- GIVEN REQUEST:
Leave the pictures out and retype the lines from the beginning through the line with "(0,0) rectangle (1106,877);", both ends included.

___ DATASET EXCERPT

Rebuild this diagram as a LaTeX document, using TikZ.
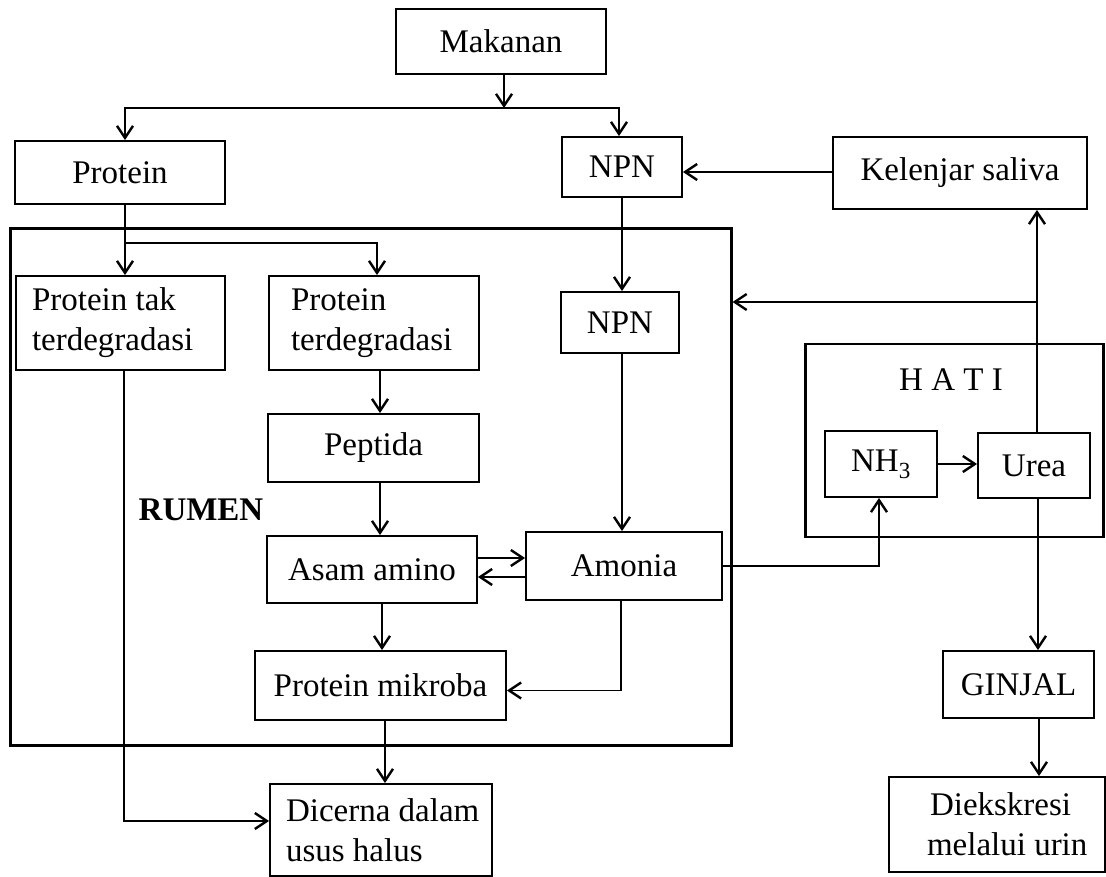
\documentclass[tikz,border=0pt]{standalone}
\usepackage{fontspec}
\setmainfont{Liberation Serif}
\usetikzlibrary{arrows.meta}
\begin{document}
\begin{tikzpicture}[x=1pt,y=-1pt,
  box/.style={draw, line width=1.9pt, inner sep=0pt, font=\fontsize{33}{40}\selectfont, align=center},
  lbox/.style={box, align=flush left},
  con/.style={line width=1.6pt},
  arr/.style={con, -{Straight Barb[length=12pt,width=16pt,line width=2.4pt]}},
  frame/.style={draw, inner sep=0pt},
  lbl/.style={font=\fontsize{33}{40}\selectfont, inner sep=0pt}
]
\useasboundingbox (0,0) rectangle (1106,877);

% containers
\node[frame, line width=3pt, minimum width=721pt, minimum height=516pt] (rumen) at (370.5,487) {};
\node[frame, line width=2.6pt, minimum width=298pt, minimum height=193pt] (hati) at (954.5,440.5) {};
\node[lbl, font={\fontsize{33}{40}\selectfont\bfseries}] (rumenlbl) at (201,510) {RUMEN};
\node[lbl] (hatilbl) at (951,380) {H A T I};

% boxes
\node[box, minimum width=210pt, minimum height=65pt] (mak) at (501,41.5) {Makanan};
\node[box, minimum width=210pt, minimum height=63pt] (prot) at (120,172.5) {Protein};
\node[box, minimum width=120pt, minimum height=60pt] (npn1) at (622,167) {NPN};
\node[box, minimum width=254pt, minimum height=72pt] (kel) at (960,173) {Kelenjar saliva};
\node[lbox, text width=177pt, inner xsep=16pt, minimum height=94pt] (ptak) at (120.5,323) {Protein tak\\terdegradasi};
\node[lbox, text width=178pt, inner xsep=16pt, minimum height=94pt] (pter) at (374,323) {\hspace*{6pt}Protein\\\hspace*{6pt}terdegradasi};
\node[box, minimum width=118pt, minimum height=61pt] (npn2) at (620,322.5) {NPN};
\node[box, minimum width=211pt, minimum height=68pt] (pep) at (373.5,448) {Peptida};
\node[box, minimum width=210pt, minimum height=67pt] (asam) at (372,569.5) {Asam amino};
\node[box, minimum width=196pt, minimum height=68pt] (amon) at (624,566) {Amonia};
\node[box, minimum width=112pt, minimum height=66pt] (nh3) at (881,464) {NH\textsubscript{3}};
\node[box, minimum width=112pt, minimum height=65pt] (urea) at (1034,465.5) {Urea};
\node[box, minimum width=251pt, minimum height=69pt] (mik) at (380.5,685.5) {Protein mikroba};
\node[lbox, text width=208pt, inner xsep=7pt, minimum height=92pt] (dic) at (381,830) {\hspace*{9pt}Dicerna dalam\\\hspace*{9pt}usus halus};
\node[box, minimum width=151pt, minimum height=67pt] (gin) at (1018.5,684.5) {GINJAL};
\node[lbox, text width=204pt, inner xsep=6pt, minimum height=95pt] (diek) at (997,824.5) {\hspace*{35pt}Diekskresi\\\hspace*{32pt}melalui urin};

% connectors
\coordinate (j1) at (504,108);
\draw[arr] (mak.south -| j1) -- (j1);
\draw[arr] (j1) -| ([xshift=5pt]prot.north);
\draw[arr] (j1) -| ([xshift=-3pt]npn1.north);

\coordinate (j2) at (125,243);
\draw[con] ([xshift=5pt]prot.south) -- (j2);
\draw[arr] (j2) -- (j2 |- ptak.north);
\draw[arr] (j2) -| ([xshift=3pt]pter.north);

\draw[arr] (npn1.south) -- (npn1.south |- npn2.north);
\draw[arr] ([yshift=1pt]kel.west) -- ([yshift=1pt]kel.west -| npn1.east);

\coordinate (j3) at (1037,302);
\draw[arr] ([xshift=3pt]urea.north) -- ([xshift=3pt]urea.north |- kel.south);
\draw[arr] (j3) -- (j3 -| rumen.east);
\draw[arr] ([xshift=4pt]urea.south) -- ([xshift=4pt]urea.south |- gin.north);
\draw[arr] ([xshift=20.5pt]gin.south) -- ([xshift=20.5pt]gin.south |- diek.north);
\draw[arr] (nh3.east) -- (nh3.east -| urea.west);
\draw[arr] (amon.east) -| ([xshift=-2pt]nh3.south);

\draw[arr] ([xshift=2pt]npn2.south) -- ([xshift=2pt]npn2.south |- amon.north);
\draw[arr] ([xshift=6pt]pter.south) -- ([xshift=6pt]pter.south |- pep.north);
\draw[arr] ([xshift=6.5pt]pep.south) -- ([xshift=6.5pt]pep.south |- asam.north);
\draw[arr] ([yshift=11.5pt]asam.east) -- ([yshift=11.5pt]asam.east -| amon.west);
\draw[arr] ([yshift=-7.5pt]asam.east -| amon.west) -- ([yshift=-7.5pt]asam.east);
\draw[arr] ([xshift=10pt]asam.south) -- ([xshift=10pt]asam.south |- mik.north);
\draw[arr] ([xshift=-3pt]amon.south) |- ([yshift=-5pt]mik.east);
\draw[arr] ([xshift=4.5pt]mik.south) -- ([xshift=4.5pt]mik.south |- dic.north);
\draw[arr] ([xshift=3.5pt]ptak.south) |- ([yshift=9pt]dic.west);
\end{tikzpicture}
\end{document}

______

- OUTPUT BELOW:
Rebuild this diagram as a LaTeX document, using TikZ.
\documentclass[tikz,border=0pt]{standalone}
\usepackage{fontspec}
\setmainfont{Liberation Serif}
\usetikzlibrary{arrows.meta}
\begin{document}
\begin{tikzpicture}[x=1pt,y=-1pt,
  box/.style={draw, line width=1.9pt, inner sep=0pt, font=\fontsize{33}{40}\selectfont, align=center},
  lbox/.style={box, align=flush left},
  con/.style={line width=1.6pt},
  arr/.style={con, -{Straight Barb[length=12pt,width=16pt,line width=2.4pt]}},
  frame/.style={draw, inner sep=0pt},
  lbl/.style={font=\fontsize{33}{40}\selectfont, inner sep=0pt}
]
\useasboundingbox (0,0) rectangle (1106,877);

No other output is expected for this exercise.